Comet Tracking

LangChain

彗星 Comet#

在本指南中,我们将演示如何使用Comet (opens in a new tab)跟踪您的Langchain实验、评估指标和LLM会话。

Open In Colab (opens in a new tab) 示例项目:使用LangChain的Comet (opens in a new tab)

comet-langchain

安装Comet和依赖项#

%pip install comet_ml langchain openai google-search-results spacy textstat pandas
 
import sys
!{sys.executable} -m spacy download en_core_web_sm
 

初始化Comet并设置您的凭据#

你可以在这里获取你的Comet API密钥 (opens in a new tab),或者在初始化Comet后单击链接

import comet_ml
 
comet_ml.init(project_name="comet-example-langchain")
 

设置OpenAI和SerpAPI凭证#

运行以下示例需要一个OpenAI API密钥 (opens in a new tab)和一个SerpAPI API密钥 (opens in a new tab)

import os
 
os.environ["OPENAI_API_KEY"] = "..."
#os.environ["OPENAI_ORGANIZATION"] = "..."
os.environ["SERPAPI_API_KEY"] = "..."
 

场景1:仅使用LLM#

from datetime import datetime
 
from langchain.callbacks import CometCallbackHandler, StdOutCallbackHandler
from langchain.llms import OpenAI
 
comet_callback = CometCallbackHandler(
    project_name="comet-example-langchain",
    complexity_metrics=True,
    stream_logs=True,
    tags=["llm"],
    visualizations=["dep"],
)
callbacks = [StdOutCallbackHandler(), comet_callback]
llm = OpenAI(temperature=0.9, callbacks=callbacks, verbose=True)
 
llm_result = llm.generate(["Tell me a joke", "Tell me a poem", "Tell me a fact"] * 3)
print("LLM result", llm_result)
comet_callback.flush_tracker(llm, finish=True)
 

场景2:在链中使用LLM#

from langchain.callbacks import CometCallbackHandler, StdOutCallbackHandler
from langchain.chains import LLMChain
from langchain.llms import OpenAI
from langchain.prompts import PromptTemplate
 
comet_callback = CometCallbackHandler(
    complexity_metrics=True,
    project_name="comet-example-langchain",
    stream_logs=True,
    tags=["synopsis-chain"],
)
callbacks = [StdOutCallbackHandler(), comet_callback]
llm = OpenAI(temperature=0.9, callbacks=callbacks)
 
template = """You are a playwright. Given the title of play, it is your job to write a synopsis for that title.
Title: {title}
Playwright: This is a synopsis for the above play:"""
prompt_template = PromptTemplate(input_variables=["title"], template=template)
synopsis_chain = LLMChain(llm=llm, prompt=prompt_template, callbacks=callbacks)
 
test_prompts = [{"title": "Documentary about Bigfoot in Paris"}]
print(synopsis_chain.apply(test_prompts))
comet_callback.flush_tracker(synopsis_chain, finish=True)
 

场景3:使用带有工具的代理#

from langchain.agents import initialize_agent, load_tools
from langchain.callbacks import CometCallbackHandler, StdOutCallbackHandler
from langchain.llms import OpenAI
 
comet_callback = CometCallbackHandler(
    project_name="comet-example-langchain",
    complexity_metrics=True,
    stream_logs=True,
    tags=["agent"],
)
callbacks = [StdOutCallbackHandler(), comet_callback]
llm = OpenAI(temperature=0.9, callbacks=callbacks)
 
tools = load_tools(["serpapi", "llm-math"], llm=llm, callbacks=callbacks)
agent = initialize_agent(
    tools,
    llm,
    agent="zero-shot-react-description",
    callbacks=callbacks,
    verbose=True,
)
agent.run(
    "Who is Leo DiCaprio's girlfriend? What is her current age raised to the 0.43 power?"
)
comet_callback.flush_tracker(agent, finish=True)
 

Scenario 4: Using Custom Evaluation Metrics#

CometCallbackManager 还允许您定义和使用自定义评估指标来评估模型生成的输出。让我们看看它是如何工作的。

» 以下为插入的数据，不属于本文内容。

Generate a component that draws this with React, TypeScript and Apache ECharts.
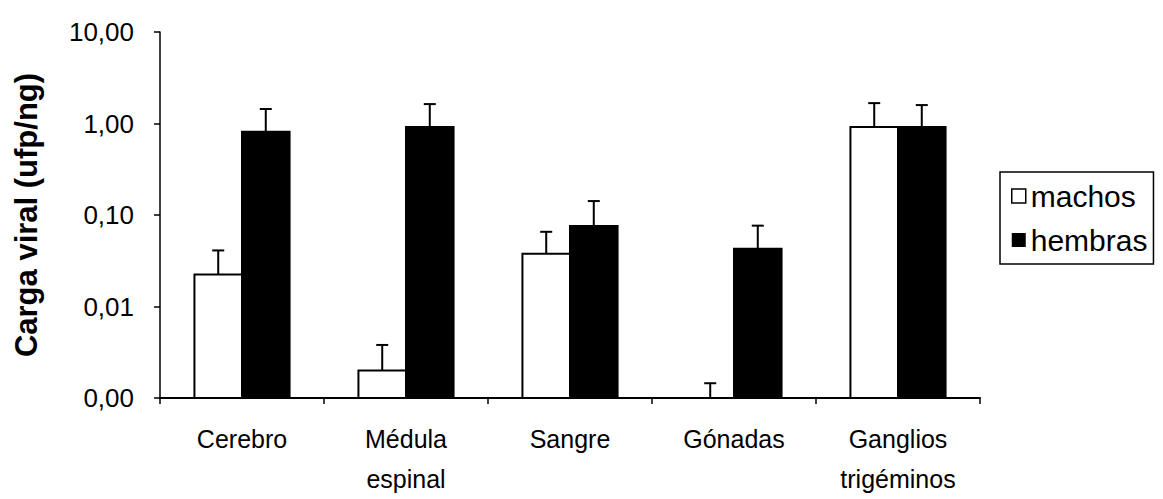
import React, { useEffect, useRef } from "react";
import * as echarts from "echarts";

const categories = ["Cerebro", "Médula\nespinal", "Sangre", "Gónadas", "Ganglios\ntrigéminos"];
const machos = [0.0224, 0.002, 0.0378, 0, 0.916];
const machosUpper = [0.041, 0.0038, 0.0655, 0.00145, 1.67];
const hembras = [0.81, 0.916, 0.076, 0.0428, 0.916];
const hembrasUpper = [1.44, 1.63, 0.142, 0.0765, 1.59];
const yTickValues = [0.001, 0.01, 0.1, 1, 10];
const yTickLabels = ["0,00", "0,01", "0,10", "1,00", "10,00"];

const Y_MIN = 0.001;
const Y_MAX = 10;
const SANS = "'Liberation Sans', Arial, sans-serif";

function makeRender(side: number, fill: string) {
  return (params: any, api: any) => {
    const idx = api.value(0);
    const v = api.value(1);
    const up = api.value(2);
    const base = api.coord([idx, Y_MIN]);
    const band = api.coord([1, Y_MIN])[0] - api.coord([0, Y_MIN])[0];
    const bw = band * 0.29;
    const x0 = side < 0 ? base[0] - bw : base[0];
    const cx = x0 + bw / 2;
    const children: any[] = [];
    let from = base[1];
    if (v > Y_MIN) {
      const top = api.coord([idx, v]);
      from = top[1];
      children.push({
        type: "rect",
        shape: { x: x0, y: top[1], width: bw, height: base[1] - top[1] },
        style: { fill, stroke: "#000", lineWidth: 2 },
      });
    }
    const to = api.coord([idx, up])[1];
    children.push({
      type: "line",
      shape: { x1: cx, y1: from, x2: cx, y2: to },
      style: { stroke: "#000", lineWidth: 2 },
    });
    children.push({
      type: "line",
      shape: { x1: cx - 6, y1: to, x2: cx + 6, y2: to },
      style: { stroke: "#000", lineWidth: 2 },
    });
    return { type: "group", children };
  };
}

export default function App() {
  const ref = useRef<HTMLDivElement>(null);
  useEffect(() => {
    if (!ref.current) return;
    const chart = echarts.init(ref.current, null, { renderer: "svg" });
    chart.setOption({
      animation: false,
      backgroundColor: "#fff",
      grid: { left: 160, top: 32, width: 820, height: 370, containLabel: false },
      legend: {
        orient: "vertical",
        left: 1000,
        top: 172,
        padding: [9, 6, 9, 11],
        borderColor: "#000",
        borderWidth: 1.5,
        itemWidth: 14,
        itemHeight: 14,
        itemGap: 14,
        textStyle: { fontFamily: SANS, fontSize: 30, color: "#000" },
        data: [
          { name: "machos", icon: "rect", itemStyle: { color: "#fff", borderColor: "#000", borderWidth: 1.5 } },
          { name: "hembras", icon: "rect", itemStyle: { color: "#000" } },
        ],
      },
      xAxis: {
        type: "category",
        data: categories,
        axisLine: { lineStyle: { color: "#000", width: 2 } },
        axisTick: { show: true, length: 6, lineStyle: { color: "#000", width: 1.5 } },
        axisLabel: {
          fontFamily: SANS,
          fontSize: 25,
          lineHeight: 40,
          color: "#000",
          margin: 21,
          interval: 0,
        },
      },
      yAxis: {
        type: "log",
        logBase: 10,
        min: Y_MIN,
        max: Y_MAX,
        name: "Carga viral (ufp/ng)",
        nameLocation: "middle",
        nameRotate: 90,
        nameGap: 118,
        nameTextStyle: { fontFamily: SANS, fontSize: 31, fontWeight: "bold", color: "#000" },
        axisLine: { show: true, lineStyle: { color: "#000", width: 1.5 } },
        axisTick: { show: true, length: 6, lineStyle: { color: "#000", width: 1.5 } },
        splitLine: { show: false },
        axisLabel: {
          fontFamily: SANS,
          fontSize: 26,
          color: "#000",
          margin: 26,
          formatter: (v: number) => {
            let best = 0;
            for (let i = 0; i < yTickValues.length; i++) {
              if (Math.abs(Math.log10(yTickValues[i]) - Math.log10(v)) < Math.abs(Math.log10(yTickValues[best]) - Math.log10(v))) best = i;
            }
            return yTickLabels[best];
          },
        },
      },
      series: [
        {
          name: "machos",
          type: "custom",
          itemStyle: { color: "#fff", borderColor: "#000" },
          encode: { x: 0, y: [1, 2] },
          data: categories.map((_, i) => [i, machos[i], machosUpper[i]]),
          renderItem: makeRender(-1, "#fff"),
        },
        {
          name: "hembras",
          type: "custom",
          itemStyle: { color: "#000" },
          encode: { x: 0, y: [1, 2] },
          data: categories.map((_, i) => [i, hembras[i], hembrasUpper[i]]),
          renderItem: makeRender(1, "#000"),
        },
      ],
    });
    return () => chart.dispose();
  }, []);
  return (
    <div
      ref={ref}
      style={{ position: "fixed", left: 0, top: 0, width: 1163, height: 499, background: "#fff" }}
    />
  );
}
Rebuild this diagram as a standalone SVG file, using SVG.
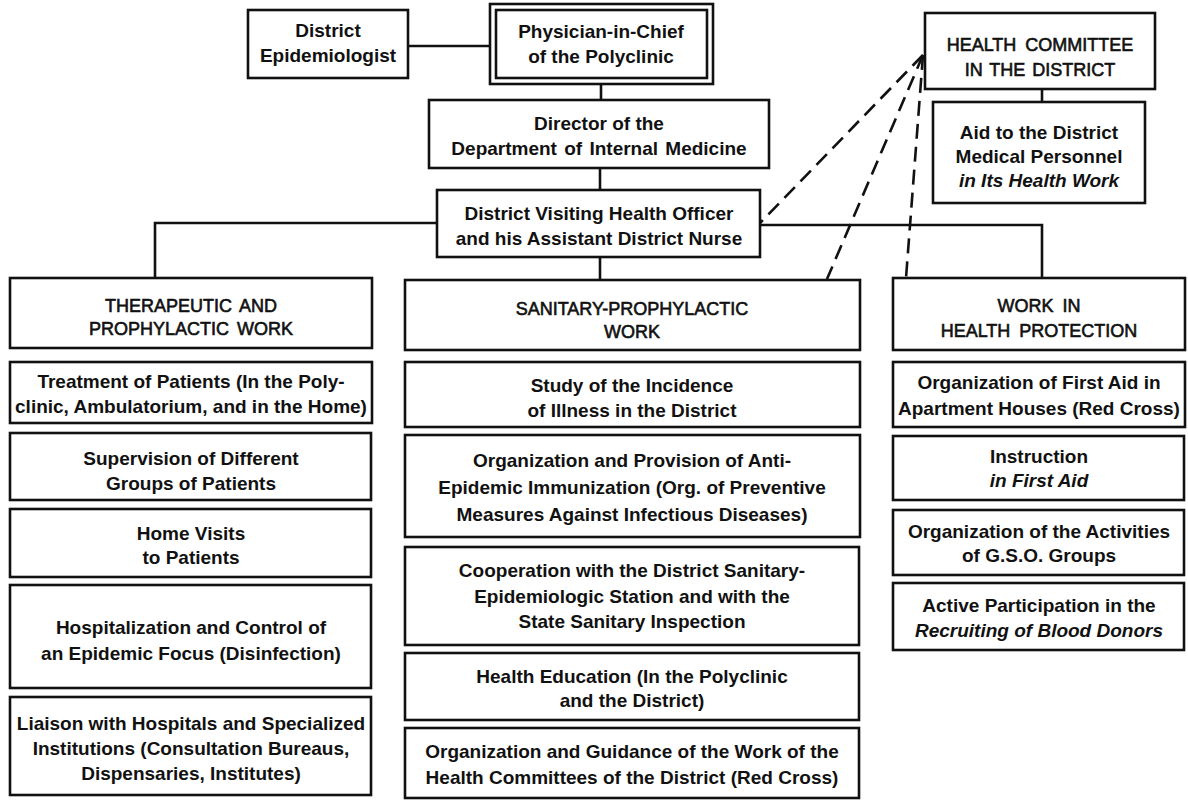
<svg xmlns="http://www.w3.org/2000/svg" width="1188" height="800" viewBox="0 0 1188 800">
<style>
.box{fill:#fff;stroke:#111;stroke-width:2.6}
.ln{fill:none;stroke:#111;stroke-width:2.6}
.dash{fill:none;stroke:#111;stroke-width:2.6;stroke-dasharray:15 8}
text{font-family:"Liberation Sans",Arial,sans-serif;font-weight:bold;font-size:19px;fill:#111;text-anchor:middle}
.cap{font-weight:normal;font-size:18px;stroke:#111;stroke-width:0.6}
.it{font-style:italic}
</style>
<rect width="1188" height="800" fill="#fff"/>
<g id="connectors">
<line class="ln" x1="408" y1="46" x2="490" y2="46"/>
<line class="ln" x1="601" y1="84" x2="601" y2="100"/>
<line class="ln" x1="600" y1="168" x2="600" y2="190"/>
<polyline class="ln" points="437,223 155,223 155,278"/>
<polyline class="ln" points="760,225 1042,225 1042,278"/>
<line class="ln" x1="600" y1="257" x2="600" y2="280"/>
<line class="ln" x1="1042" y1="89" x2="1042" y2="102"/>
<line class="dash" x1="923" y1="55" x2="760" y2="223"/>
<line class="dash" x1="923" y1="55" x2="827" y2="279"/>
<line class="dash" x1="923" y1="55" x2="906" y2="278"/>
</g>
<g id="epidemiologist"><rect class="box" x="248" y="10" width="160" height="68"/>
<text x="328" y="37">District</text><text x="328" y="62">Epidemiologist</text></g>
<g id="physician"><rect class="box" x="490" y="4" width="223" height="80"/><rect class="box" x="496" y="10" width="211" height="68"/>
<text x="601" y="38">Physician-in-Chief</text><text x="601" y="63">of the Polyclinic</text></g>
<g id="health-committee"><rect class="box" x="925" y="13" width="230" height="76"/>
<text x="1040" y="51" class="cap" word-spacing="4">HEALTH COMMITTEE</text><text x="1040" y="76" class="cap" word-spacing="2">IN THE DISTRICT</text></g>
<g id="aid"><rect class="box" x="933" y="102" width="212" height="101"/>
<text x="1039" y="139">Aid to the District</text><text x="1039" y="163">Medical Personnel</text><text x="1039" y="187" class="it">in Its Health Work</text></g>
<g id="director"><rect class="box" x="429" y="100" width="340" height="68"/>
<text x="599" y="130">Director of the</text><text x="599" y="155" word-spacing="2">Department of Internal Medicine</text></g>
<g id="visiting"><rect class="box" x="437" y="190" width="323" height="67"/>
<text x="599" y="220">District Visiting Health Officer</text><text x="599" y="245">and his Assistant District Nurse</text></g>

<g id="therapeutic"><rect class="box" x="10" y="278" width="362" height="70"/>
<text x="191" y="312" class="cap" word-spacing="3">THERAPEUTIC AND</text><text x="191" y="335" class="cap" word-spacing="3">PROPHYLACTIC WORK</text></g>
<g id="treatment"><rect class="box" x="10" y="362" width="362" height="61"/>
<text x="191" y="388">Treatment of Patients (In the Poly-</text><text x="191" y="413">clinic, Ambulatorium, and in the Home)</text></g>
<g id="supervision"><rect class="box" x="10" y="433" width="361" height="67"/>
<text x="191" y="465">Supervision of Different</text><text x="191" y="490">Groups of Patients</text></g>
<g id="home-visits"><rect class="box" x="10" y="509" width="361" height="68"/>
<text x="191" y="540">Home Visits</text><text x="191" y="564">to Patients</text></g>
<g id="hospitalization"><rect class="box" x="10" y="585" width="361" height="103"/>
<text x="191" y="634">Hospitalization and Control of</text><text x="191" y="660">an Epidemic Focus (Disinfection)</text></g>
<g id="liaison"><rect class="box" x="10" y="697" width="361" height="98"/>
<text x="191" y="730">Liaison with Hospitals and Specialized</text><text x="191" y="755">Institutions (Consultation Bureaus,</text><text x="191" y="780">Dispensaries, Institutes)</text></g>

<g id="sanitary"><rect class="box" x="405" y="280" width="455" height="70"/>
<text x="632" y="315" class="cap">SANITARY-PROPHYLACTIC</text><text x="632" y="338" class="cap">WORK</text></g>
<g id="study"><rect class="box" x="405" y="362" width="455" height="65"/>
<text x="632" y="392">Study of the Incidence</text><text x="632" y="417">of Illness in the District</text></g>
<g id="immunization"><rect class="box" x="405" y="435" width="455" height="102"/>
<text x="632" y="467">Organization and Provision of Anti-</text><text x="632" y="494">Epidemic Immunization (Org. of Preventive</text><text x="632" y="521">Measures Against Infectious Diseases)</text></g>
<g id="cooperation"><rect class="box" x="405" y="547" width="454" height="98"/>
<text x="632" y="577">Cooperation with the District Sanitary-</text><text x="632" y="603">Epidemiologic Station and with the</text><text x="632" y="628">State Sanitary Inspection</text></g>
<g id="education"><rect class="box" x="405" y="653" width="454" height="67"/>
<text x="632" y="683">Health Education (In the Polyclinic</text><text x="632" y="707">and the District)</text></g>
<g id="guidance"><rect class="box" x="405" y="728" width="454" height="70"/>
<text x="632" y="758">Organization and Guidance of the Work of the</text><text x="632" y="784">Health Committees of the District (Red Cross)</text></g>

<g id="health-protection"><rect class="box" x="893" y="278" width="292" height="72"/>
<text x="1039" y="312" class="cap" word-spacing="4">WORK IN</text><text x="1039" y="337" class="cap" word-spacing="4">HEALTH PROTECTION</text></g>
<g id="first-aid-org"><rect class="box" x="893" y="362" width="292" height="65"/>
<text x="1039" y="389">Organization of First Aid in</text><text x="1039" y="415">Apartment Houses (Red Cross)</text></g>
<g id="instruction"><rect class="box" x="893" y="436" width="291" height="64"/>
<text x="1039" y="463">Instruction</text><text x="1039" y="487" class="it">in First Aid</text></g>
<g id="gso"><rect class="box" x="893" y="510" width="291" height="65"/>
<text x="1039" y="538">Organization of the Activities</text><text x="1039" y="562">of G.S.O. Groups</text></g>
<g id="donors"><rect class="box" x="893" y="583" width="291" height="67"/>
<text x="1039" y="612">Active Participation in the</text><text x="1039" y="637" class="it">Recruiting of Blood Donors</text></g>
</svg>
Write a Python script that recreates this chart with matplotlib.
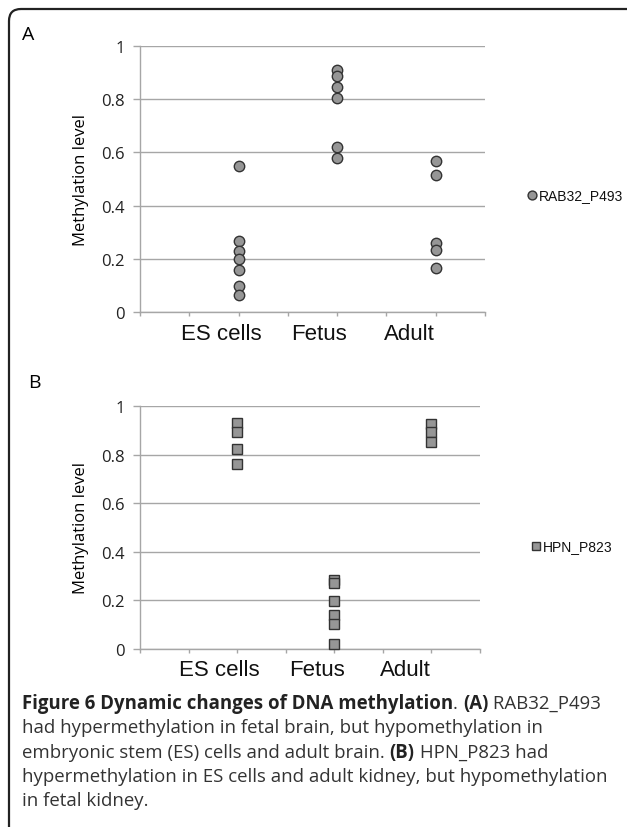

在下面的代码片段中,我们将使用 ROUGE 指标来评估输入提示的生成摘要的质量。

%pip install rouge-score
 
from rouge_score import rouge_scorer
 
from langchain.callbacks import CometCallbackHandler, StdOutCallbackHandler
from langchain.chains import LLMChain
from langchain.llms import OpenAI
from langchain.prompts import PromptTemplate
 
class Rouge:
    def __init__(self, reference):
        self.reference = reference
        self.scorer = rouge_scorer.RougeScorer(["rougeLsum"], use_stemmer=True)
 
    def compute_metric(self, generation, prompt_idx, gen_idx):
        prediction = generation.text
        results = self.scorer.score(target=self.reference, prediction=prediction)
 
        return {
            "rougeLsum_score": results["rougeLsum"].fmeasure,
            "reference": self.reference,
        }
 
reference = """
The tower is 324 metres (1,063 ft) tall, about the same height as an 81-storey building.
It was the first structure to reach a height of 300 metres.
 
It is now taller than the Chrysler Building in New York City by 5.2 metres (17 ft)
Excluding transmitters, the Eiffel Tower is the second tallest free-standing structure in France .
"""
rouge_score = Rouge(reference=reference)
 
template = """Given the following article, it is your job to write a summary.
Article:
{article}
Summary: This is the summary for the above article:"""
prompt_template = PromptTemplate(input_variables=["article"], template=template)
 
comet_callback = CometCallbackHandler(
    project_name="comet-example-langchain",
    complexity_metrics=False,
    stream_logs=True,
    tags=["custom_metrics"],
    custom_metrics=rouge_score.compute_metric,
)
callbacks = [StdOutCallbackHandler(), comet_callback]
llm = OpenAI(temperature=0.9)
 
synopsis_chain = LLMChain(llm=llm, prompt=prompt_template)
 
test_prompts = [
    {
        "article": """
 The tower is 324 metres (1,063 ft) tall, about the same height as
 an 81-storey building, and the tallest structure in Paris. Its base is square,
 measuring 125 metres (410 ft) on each side.
 During its construction, the Eiffel Tower surpassed the
 Washington Monument to become the tallest man-made structure in the world,
 a title it held for 41 years until the Chrysler Building
 in New York City was finished in 1930.
 
 It was the first structure to reach a height of 300 metres.
 Due to the addition of a broadcasting aerial at the top of the tower in 1957,
 it is now taller than the Chrysler Building by 5.2 metres (17 ft).
 
 Excluding transmitters, the Eiffel Tower is the second tallest
 free-standing structure in France after the Millau Viaduct.
 """
    }
]
print(synopsis_chain.apply(test_prompts, callbacks=callbacks))
comet_callback.flush_tracker(synopsis_chain, finish=True)